Subdividing a property provides potential high returns to property owners but there are also higher risks to be aware of. This is a great strategy to manufacture large amounts of equity and can be implemented to an existing property in your portfolio as long as it meets all of council's requirements. This blog will cover the Pros and Cons of subdividing a property.
The Pros and Cons of Subdividing a Property
Higher profits - a well planned project with a great product and in an excellent area can provide returns over $100,000.
Increase equity - subdividing a block in a great suburb can provide an instant increase in equity.
Provides multiple options - sell the land, build and hold or build and sell or a combination of the three.
Provides positive cash flow - sell off one property to pay off the other to be kept for immediate rental returns.
Smaller blocks - can be easier to sell to potential buyers requiring low maintenance.

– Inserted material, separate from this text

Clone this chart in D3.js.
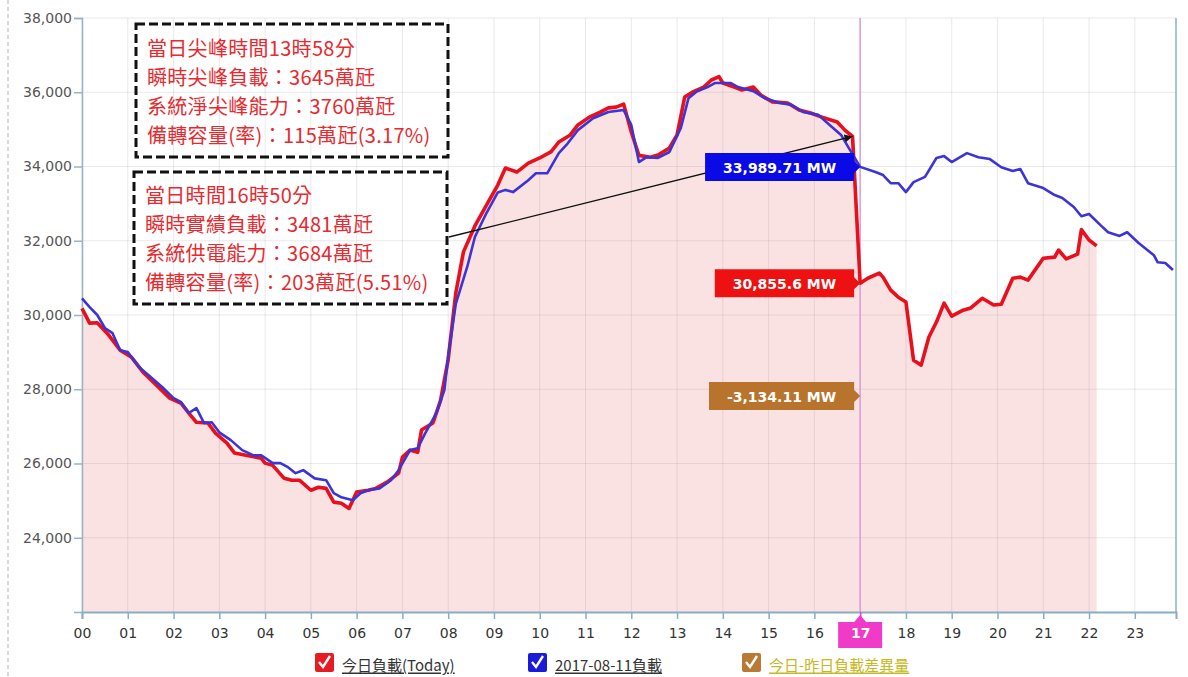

Smaller blocks - the new blocks are now smaller in size which may not be as attractive to some buyers.
Could reduce value - the existing home could decrease in value with a smaller block.
Unexpected costs - set a budget for unexpected costs as you never know what might arise when it comes to removal of trees or services such as power, sewerage and water.
Longer completion time - compared to other strategies such as renovations, subdivisions generally take longer to complete.
Time delays - a neighbour could object to the project and cause delays in the project which will also increase holding costs. Slow approval times from the local Council can also push out the project's timeline.
Market changes - demand for the area suddenly drops and becomes more challenging to sell during the development stage.
Unreliable Professionals - can cause huge amounts of stress and delays in the project, it is always best to hire a great team and do the required background checks.